━━━ SOURCE MATERIAL ━━━
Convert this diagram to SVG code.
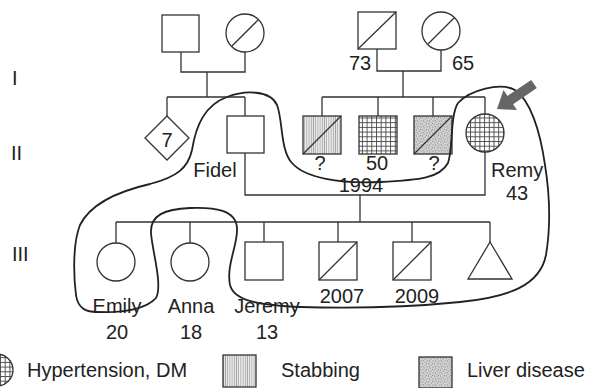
<svg xmlns="http://www.w3.org/2000/svg" width="590" height="388" viewBox="0 0 590 388">
<style>
.s{fill:#fff;stroke:#333;stroke-width:1.3}
.l{fill:none;stroke:#333;stroke-width:1.3}
.t{font-family:"Liberation Sans",Arial,sans-serif;font-size:20px;fill:#222}
.m{text-anchor:middle}
.g{fill:url(#grid);stroke:#333;stroke-width:1.3}
.v{fill:url(#vs);stroke:#333;stroke-width:1.3}
.d{fill:url(#dots);stroke:#333;stroke-width:1.3}
</style>
<defs>
<pattern id="grid" patternUnits="userSpaceOnUse" width="4.7" height="4.7">
<rect width="4.7" height="4.7" fill="#fff"/>
<path d="M0 0.5H4.7M0.5 0V4.7" stroke="#444" stroke-width="0.9"/>
</pattern>
<pattern id="vs" patternUnits="userSpaceOnUse" width="2.2" height="4">
<rect width="2.2" height="4" fill="#ececec"/>
<path d="M1 0V4" stroke="#888" stroke-width="0.7"/>
</pattern>
<pattern id="dots" patternUnits="userSpaceOnUse" width="6" height="6">
<rect width="6" height="6" fill="#d2d2d2"/>
<g fill="#777"><circle cx="1" cy="1" r="0.6"/><circle cx="4" cy="2" r="0.6"/><circle cx="2.5" cy="4" r="0.6"/><circle cx="5.2" cy="5" r="0.6"/><circle cx="0.5" cy="3.5" r="0.5"/><circle cx="3.2" cy="0.2" r="0.5"/></g>
</pattern>
</defs>
<rect width="590" height="388" fill="#fff"/>
<g id="connectors" class="l">
<path d="M181 52V72H245V52M207 72V97M167 97H245M167 97V116M245 97V116"/>
<path d="M377 49V71H441V50M403 71V97M322 97H485M322 97V116M378 97V116M433 97V116M485 97V114"/>
<path d="M245 153V195H485V152M360 195V222M116 222H490M116 222V243M190 222V243M264 222V242M338 222V242M412 222V242M490 222V242"/>
</g>
<g id="gen-labels" class="t">
<text x="12" y="85">I</text>
<text x="11" y="160">II</text>
<text x="12" y="261">III</text>
</g>
<g id="I1"><rect class="s" x="162" y="15" width="37" height="37"/></g>
<g id="I2"><circle class="s" cx="245" cy="33" r="19"/><path class="l" d="M232 46L258 20"/></g>
<g id="I3"><rect class="s" x="358" y="12" width="38" height="37"/><path class="l" d="M358 49L396 12"/><text class="t m" x="360" y="70">73</text></g>
<g id="I4"><circle class="s" cx="441" cy="31" r="19"/><path class="l" d="M428 44L454 18"/><text class="t m" x="463" y="70">65</text></g>
<g id="II1"><path class="s" d="M167 116L189 138L167 160L145 138Z"/><text class="t m" x="167" y="147">7</text></g>
<g id="Fidel"><rect class="s" x="227" y="116" width="37" height="37"/><text class="t m" x="215" y="177">Fidel</text></g>
<g id="II3"><rect class="v" x="303" y="116" width="38" height="38"/><path class="l" d="M303 154L341 116"/><text class="t m" x="320" y="170">?</text></g>
<g id="II4"><rect class="g" x="359" y="116" width="38" height="38"/><text class="t m" x="377" y="170">50</text></g>
<g id="II5"><rect class="d" x="414" y="116" width="38" height="38"/><path class="l" d="M414 154L452 116"/><text class="t m" x="434" y="170">?</text></g>
<g id="Remy"><circle class="g" cx="485" cy="133" r="19"/><text class="t" x="491" y="177">Remy</text><text class="t m" x="517" y="200">43</text></g>
<g id="marriage"><text class="t m" x="361" y="192">1994</text></g>
<g id="Emily"><circle class="s" cx="116" cy="262" r="19"/><text class="t m" x="117" y="313">Emily</text><text class="t m" x="117" y="339">20</text></g>
<g id="Anna"><circle class="s" cx="190" cy="262" r="19"/><text class="t m" x="191" y="313">Anna</text><text class="t m" x="191" y="339">18</text></g>
<g id="Jeremy"><rect class="s" x="245" y="242" width="38" height="38"/><text class="t m" x="267" y="313">Jeremy</text><text class="t m" x="267" y="339">13</text></g>
<g id="III4"><rect class="s" x="319" y="242" width="38" height="38"/><path class="l" d="M319 280L357 242"/><text class="t m" x="342" y="303">2007</text></g>
<g id="III5"><rect class="s" x="393" y="242" width="38" height="38"/><path class="l" d="M393 280L431 242"/><text class="t m" x="417" y="303">2009</text></g>
<g id="III6"><path class="s" d="M490 242L512 279H468Z"/></g>
<g id="loop"><path fill="none" stroke="#222" stroke-width="1.8" d="M97 312C120 313 145 310 156 298C163 285 152 250 151 233C150 215 165 209 190 208C215 207 236 210 237 228C238 245 226 265 230 285C234 300 255 305 300 307C360 309 420 306 460 302C510 297 540 285 546 255C551 225 549 190 545 165C540 130 530 100 515 90C500 82 470 90 458 103C450 115 453 150 448 163C440 178 420 180 380 182C340 184 305 178 292 163C280 150 283 120 277 105C270 90 245 90 227 97C205 105 196 125 192 150C188 168 177 177 150 184C115 192 90 205 80 225C72 245 74 280 76 295C78 310 88 312 97 312Z"/></g>
<g id="proband-arrow"><polygon fill="#666" points="497,109 517,110 513.1,104.2 536.8,88.1 531.2,79.9 507.5,95.9 503.5,90.1"/></g>
<g id="legend">
<circle class="g" cx="-3" cy="370" r="16"/>
<text class="t" x="27" y="377">Hypertension,  DM</text>
<rect class="v" x="223" y="355" width="33" height="32"/>
<text class="t" x="281" y="377">Stabbing</text>
<rect class="d" x="419" y="357" width="33" height="31"/>
<text class="t" x="467" y="377">Liver disease</text>
</g>
</svg>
━━━
## YOUR TASK
Leave out the pictures and copy the rest of the material above exactly.

## REPLY TO THE EXERCISE
Convert this diagram to SVG code.
<svg xmlns="http://www.w3.org/2000/svg" width="590" height="388" viewBox="0 0 590 388">
<style>
.s{fill:#fff;stroke:#333;stroke-width:1.3}
.l{fill:none;stroke:#333;stroke-width:1.3}
.t{font-family:"Liberation Sans",Arial,sans-serif;font-size:20px;fill:#222}
.m{text-anchor:middle}
.g{fill:url(#grid);stroke:#333;stroke-width:1.3}
.v{fill:url(#vs);stroke:#333;stroke-width:1.3}
.d{fill:url(#dots);stroke:#333;stroke-width:1.3}
</style>
<defs>
<pattern id="grid" patternUnits="userSpaceOnUse" width="4.7" height="4.7">
<rect width="4.7" height="4.7" fill="#fff"/>
<path d="M0 0.5H4.7M0.5 0V4.7" stroke="#444" stroke-width="0.9"/>
</pattern>
<pattern id="vs" patternUnits="userSpaceOnUse" width="2.2" height="4">
<rect width="2.2" height="4" fill="#ececec"/>
<path d="M1 0V4" stroke="#888" stroke-width="0.7"/>
</pattern>
<pattern id="dots" patternUnits="userSpaceOnUse" width="6" height="6">
<rect width="6" height="6" fill="#d2d2d2"/>
<g fill="#777"><circle cx="1" cy="1" r="0.6"/><circle cx="4" cy="2" r="0.6"/><circle cx="2.5" cy="4" r="0.6"/><circle cx="5.2" cy="5" r="0.6"/><circle cx="0.5" cy="3.5" r="0.5"/><circle cx="3.2" cy="0.2" r="0.5"/></g>
</pattern>
</defs>
<rect width="590" height="388" fill="#fff"/>
<g id="connectors" class="l">
<path d="M181 52V72H245V52M207 72V97M167 97H245M167 97V116M245 97V116"/>
<path d="M377 49V71H441V50M403 71V97M322 97H485M322 97V116M378 97V116M433 97V116M485 97V114"/>
<path d="M245 153V195H485V152M360 195V222M116 222H490M116 222V243M190 222V243M264 222V242M338 222V242M412 222V242M490 222V242"/>
</g>
<g id="gen-labels" class="t">
<text x="12" y="85">I</text>
<text x="11" y="160">II</text>
<text x="12" y="261">III</text>
</g>
<g id="I1"><rect class="s" x="162" y="15" width="37" height="37"/></g>
<g id="I2"><circle class="s" cx="245" cy="33" r="19"/><path class="l" d="M232 46L258 20"/></g>
<g id="I3"><rect class="s" x="358" y="12" width="38" height="37"/><path class="l" d="M358 49L396 12"/><text class="t m" x="360" y="70">73</text></g>
<g id="I4"><circle class="s" cx="441" cy="31" r="19"/><path class="l" d="M428 44L454 18"/><text class="t m" x="463" y="70">65</text></g>
<g id="II1"><path class="s" d="M167 116L189 138L167 160L145 138Z"/><text class="t m" x="167" y="147">7</text></g>
<g id="Fidel"><rect class="s" x="227" y="116" width="37" height="37"/><text class="t m" x="215" y="177">Fidel</text></g>
<g id="II3"><rect class="v" x="303" y="116" width="38" height="38"/><path class="l" d="M303 154L341 116"/><text class="t m" x="320" y="170">?</text></g>
<g id="II4"><rect class="g" x="359" y="116" width="38" height="38"/><text class="t m" x="377" y="170">50</text></g>
<g id="II5"><rect class="d" x="414" y="116" width="38" height="38"/><path class="l" d="M414 154L452 116"/><text class="t m" x="434" y="170">?</text></g>
<g id="Remy"><circle class="g" cx="485" cy="133" r="19"/><text class="t" x="491" y="177">Remy</text><text class="t m" x="517" y="200">43</text></g>
<g id="marriage"><text class="t m" x="361" y="192">1994</text></g>
<g id="Emily"><circle class="s" cx="116" cy="262" r="19"/><text class="t m" x="117" y="313">Emily</text><text class="t m" x="117" y="339">20</text></g>
<g id="Anna"><circle class="s" cx="190" cy="262" r="19"/><text class="t m" x="191" y="313">Anna</text><text class="t m" x="191" y="339">18</text></g>
<g id="Jeremy"><rect class="s" x="245" y="242" width="38" height="38"/><text class="t m" x="267" y="313">Jeremy</text><text class="t m" x="267" y="339">13</text></g>
<g id="III4"><rect class="s" x="319" y="242" width="38" height="38"/><path class="l" d="M319 280L357 242"/><text class="t m" x="342" y="303">2007</text></g>
<g id="III5"><rect class="s" x="393" y="242" width="38" height="38"/><path class="l" d="M393 280L431 242"/><text class="t m" x="417" y="303">2009</text></g>
<g id="III6"><path class="s" d="M490 242L512 279H468Z"/></g>
<g id="loop"><path fill="none" stroke="#222" stroke-width="1.8" d="M97 312C120 313 145 310 156 298C163 285 152 250 151 233C150 215 165 209 190 208C215 207 236 210 237 228C238 245 226 265 230 285C234 300 255 305 300 307C360 309 420 306 460 302C510 297 540 285 546 255C551 225 549 190 545 165C540 130 530 100 515 90C500 82 470 90 458 103C450 115 453 150 448 163C440 178 420 180 380 182C340 184 305 178 292 163C280 150 283 120 277 105C270 90 245 90 227 97C205 105 196 125 192 150C188 168 177 177 150 184C115 192 90 205 80 225C72 245 74 280 76 295C78 310 88 312 97 312Z"/></g>
<g id="proband-arrow"><polygon fill="#666" points="497,109 517,110 513.1,104.2 536.8,88.1 531.2,79.9 507.5,95.9 503.5,90.1"/></g>
<g id="legend">
<circle class="g" cx="-3" cy="370" r="16"/>
<text class="t" x="27" y="377">Hypertension,  DM</text>
<rect class="v" x="223" y="355" width="33" height="32"/>
<text class="t" x="281" y="377">Stabbing</text>
<rect class="d" x="419" y="357" width="33" height="31"/>
<text class="t" x="467" y="377">Liver disease</text>
</g>
</svg>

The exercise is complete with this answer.